In the Filter, Sparse and OOD tracks, the evaluation metric is maximum QPS at recall@10 of at least 0.9. The Filter and Sparse track have a hidden query set, which was not used during the algorithm development or hyperparameter tuning. For the Streaming track, the metric is the maximum recall@10, where the algorithm must execute, within an hour, a runbook containing insertion, deletion and queries, simulating a production load of a vector database.

All our experiments were conducted on the standard BigANN evaluation VM (Azure Standard D8lds v5 with 8 vcpus and 16 GiB memory). All the results shown in the plots (including competing algorithms) were reproduced on the same machine.

The code for our solutions is not planned to be released at this time. Pinecone’s database is closed source and provided as a managed service. Nevertheless, we have released the binaries of the submitted algorithm so that everyone can verify our results, these can be accessed from the bigann repository.

Are these new algorithms powering pinecone’s vector index?
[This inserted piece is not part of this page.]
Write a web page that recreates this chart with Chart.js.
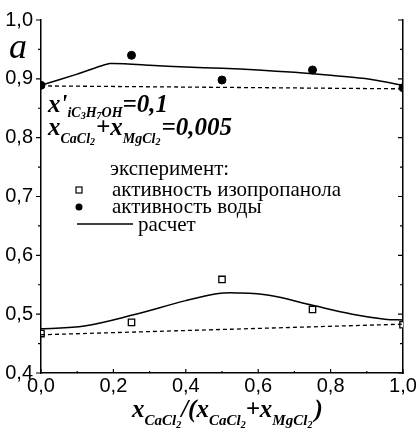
<!DOCTYPE html>
<html>
<head>
<meta charset="utf-8">
<script src="https://cdn.jsdelivr.net/npm/chart.js@4.4.1/dist/chart.umd.min.js"></script>
<style>
  html, body { margin: 0; padding: 0; background: #fff; }
  #wrap { width: 419px; height: 430px; position: relative; }
</style>
</head>
<body>
<div id="wrap"><canvas id="c" width="419" height="430"></canvas></div>
<script>
// ---- data ----
const xExp = [0, 0.25, 0.5, 0.75, 1.0];
const waterExp = [0.889, 0.940, 0.898, 0.915, 0.885];
const isoExp = [0.467, 0.486, 0.559, 0.508, 0.482];

const xWaterCalc = [0, 0.1, 0.19, 0.3, 0.4, 0.5, 0.6, 0.7, 0.8, 0.9, 1.0];
const waterCalc = [0.889, 0.908, 0.926, 0.923, 0.920, 0.918, 0.915, 0.911, 0.906, 0.900, 0.889];

const xIsoCalc = [0, 0.12, 0.25, 0.4, 0.49, 0.54, 0.63, 0.75, 0.86, 0.95, 1.0];
const isoCalc = [0.475, 0.480, 0.498, 0.523, 0.535, 0.536, 0.532, 0.515, 0.500, 0.4915, 0.490];

const xIdeal = [0, 1];
const waterIdeal = [0.888, 0.883];
const isoIdeal = [0.465, 0.483];

const xTicks = [0, 0.2, 0.4, 0.6, 0.8, 1.0];
const xTickLabels = ['0,0', '0,2', '0,4', '0,6', '0,8', '1,0'];
const yTicks = [0.4, 0.5, 0.6, 0.7, 0.8, 0.9, 1.0];
const yTickLabels = ['0,4', '0,5', '0,6', '0,7', '0,8', '0,9', '1,0'];

const legendTitle = 'эксперимент:';
const legendIso = 'активность изопропанола';
const legendWater = 'активность воды';
const legendCalc = 'расчет';

const pts = (xs, ys) => xs.map((x, i) => ({ x: x, y: ys[i] }));

const SERIF = '"Liberation Serif", "DejaVu Serif", serif';
const SANS = '"Liberation Sans", Arial, sans-serif';

function drawRich(ctx, x, y, segs) {
  for (const s of segs) {
    ctx.font = s.f;
    ctx.fillText(s.t, x, y + (s.dy || 0));
    x += ctx.measureText(s.t).width + (s.dx || 0);
  }
  return x;
}

const decor = {
  id: 'decor',
  afterDraw(chart) {
    const ctx = chart.ctx;
    const xs = chart.scales.x, ys = chart.scales.y;
    const area = chart.chartArea;
    ctx.save();
    ctx.strokeStyle = '#000';
    ctx.fillStyle = '#000';
    ctx.lineWidth = 1.2;
    // tick marks
    ctx.beginPath();
    for (let v = 0.4; v <= 1.0001; v += 0.05) {
      const py = ys.getPixelForValue(v);
      const major = Math.abs(v * 10 - Math.round(v * 10)) < 0.01;
      const L = major ? 5 : 3;
      ctx.moveTo(area.left, py); ctx.lineTo(area.left - L, py);
      ctx.moveTo(area.right, py); ctx.lineTo(area.right - L, py);
    }
    for (let v = 0; v <= 1.0001; v += 0.1) {
      const px = xs.getPixelForValue(v);
      const major = Math.round(v * 10) % 2 === 0;
      const L = major ? 4 : 2;
      ctx.moveTo(px, area.bottom); ctx.lineTo(px, area.bottom - L);
    }
    ctx.stroke();

    ctx.textBaseline = 'alphabetic';
    ctx.textAlign = 'left';
    // axis symbol
    ctx.font = 'italic 36px ' + SERIF;
    ctx.fillText('a', 9, 58);

    const B = 'bold italic 25px ' + SERIF;
    const S = 'bold italic 14px ' + SERIF;
    const SS = 'bold italic 10px ' + SERIF;
    drawRich(ctx, 48, 112, [
      { t: "x'", f: B },
      { t: 'iC', f: S, dy: 5 },
      { t: '3', f: SS, dy: 7 },
      { t: 'H', f: S, dy: 5 },
      { t: '7', f: SS, dy: 7 },
      { t: 'OH', f: S, dy: 5 },
      { t: '=0,1', f: B }
    ]);
    drawRich(ctx, 48, 135, [
      { t: 'x', f: B },
      { t: 'CaCl', f: S, dy: 8 },
      { t: '2', f: SS, dy: 10, dx: 1 },
      { t: '+', f: B },
      { t: 'x', f: B },
      { t: 'MgCl', f: S, dy: 8 },
      { t: '2', f: SS, dy: 10, dx: 1 },
      { t: '=0,005', f: B }
    ]);

    // legend
    ctx.font = '21px ' + SERIF;
    ctx.fillText(legendTitle, 110, 175);
    ctx.fillText(legendIso, 112, 196);
    ctx.fillText(legendWater, 112, 213);
    ctx.fillText(legendCalc, 138, 231);
    ctx.lineWidth = 1.2;
    ctx.strokeRect(76, 187, 6, 6);
    ctx.beginPath(); ctx.arc(79, 207, 3.5, 0, Math.PI * 2); ctx.fill();
    ctx.lineWidth = 1.5;
    ctx.beginPath(); ctx.moveTo(77, 224); ctx.lineTo(133, 224); ctx.stroke();

    // x-axis title
    const XB = 'bold italic 25px ' + SERIF;
    const XS = 'bold italic 15px ' + SERIF;
    const XSS = 'bold italic 10px ' + SERIF;
    drawRich(ctx, 132, 417, [
      { t: 'x', f: XB },
      { t: 'CaCl', f: XS, dy: 8 },
      { t: '2', f: XSS, dy: 11 },
      { t: '/(', f: XB },
      { t: 'x', f: XB },
      { t: 'CaCl', f: XS, dy: 8 },
      { t: '2', f: XSS, dy: 11 },
      { t: '+', f: XB },
      { t: 'x', f: XB },
      { t: 'MgCl', f: XS, dy: 8 },
      { t: '2', f: XSS, dy: 11, dx: 2 },
      { t: ')', f: XB }
    ]);
    ctx.restore();
  }
};

const tickFont = { family: SANS, size: 20 };

new Chart(document.getElementById('c'), {
  type: 'scatter',
  data: {
    datasets: [
      { data: pts(xIdeal, waterIdeal), showLine: true, borderColor: '#000', borderWidth: 1.3, borderDash: [4, 3], pointRadius: 0 },
      { data: pts(xIdeal, isoIdeal), showLine: true, borderColor: '#000', borderWidth: 1.3, borderDash: [4, 3], pointRadius: 0 },
      { data: pts(xWaterCalc, waterCalc), showLine: true, borderColor: '#000', borderWidth: 1.5, tension: 0.15, pointRadius: 0 },
      { data: pts(xIsoCalc, isoCalc), showLine: true, borderColor: '#000', borderWidth: 1.5, tension: 0.35, pointRadius: 0 },
      { data: pts(xExp, waterExp), showLine: false, pointStyle: 'circle', pointRadius: 4, backgroundColor: '#000', borderColor: '#000', borderWidth: 1 },
      { data: pts(xExp, isoExp), showLine: false, pointStyle: 'rect', pointRadius: 4.5, backgroundColor: '#fff', borderColor: '#000', borderWidth: 1.3 }
    ]
  },
  options: {
    responsive: false,
    animation: false,
    events: [],
    layout: { padding: { top: 15, left: 0, right: 0, bottom: 0 } },
    plugins: { legend: { display: false }, tooltip: { enabled: false } },
    scales: {
      x: {
        type: 'linear', position: 'bottom', min: 0, max: 1,
        afterBuildTicks: s => { s.ticks = xTicks.map(v => ({ value: v })); },
        ticks: { callback: (v, i) => xTickLabels[i], font: tickFont, color: '#000', padding: 1, maxRotation: 0, autoSkip: false },
        grid: { display: false, drawTicks: false },
        border: { display: true, color: '#000', width: 1.5 },
        afterFit: s => { s.height = 57; }
      },
      y: {
        type: 'linear', position: 'left', min: 0.4, max: 1.0,
        afterBuildTicks: s => { s.ticks = yTicks.map(v => ({ value: v })); },
        ticks: { callback: (v, i) => yTickLabels[i], font: tickFont, color: '#000', padding: 8, autoSkip: false },
        grid: { display: false, drawTicks: false },
        border: { display: true, color: '#000', width: 1.5 },
        afterFit: s => { s.width = 41; }
      },
      y2: {
        type: 'linear', position: 'right', min: 0.4, max: 1.0,
        ticks: { display: false },
        grid: { display: false, drawTicks: false },
        border: { display: true, color: '#000', width: 1.5 },
        afterFit: s => { s.width = 16; }
      }
    }
  },
  plugins: [decor]
});
</script>
</body>
</html>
These algorithms represent the state-of-the-art in each of the tracks, which are focused on in-memory algorithms. Pinecone’s vector database works in a managed cloud environment. It has many constraints which the BigANN competition does not share. As a result, these solutions are actually not the most efficient in production workloads. Nevertheless, there are several components that are a part of Pinecone’s database and some that were developed as part of the challenge that will be integrated into the product.

Conclusions

The recent BigANN challenge emphasized new features vital for advancing vector database research and bridging academic and industrial efforts. However, designing vector databases for real-world applications involves further aspects. Key considerations include cost efficiency (memory and disk space usage) and data freshness (speed of update reflection in queries). A robust production-grade database must integrate these elements (such as filter queries, sparse vectors, and data freshness). Future challenges are anticipated to encompass these additional factors. Nevertheless, we enjoyed working on this challenge, and are incorporating some of the new algorithms and components in the pinecone vector index.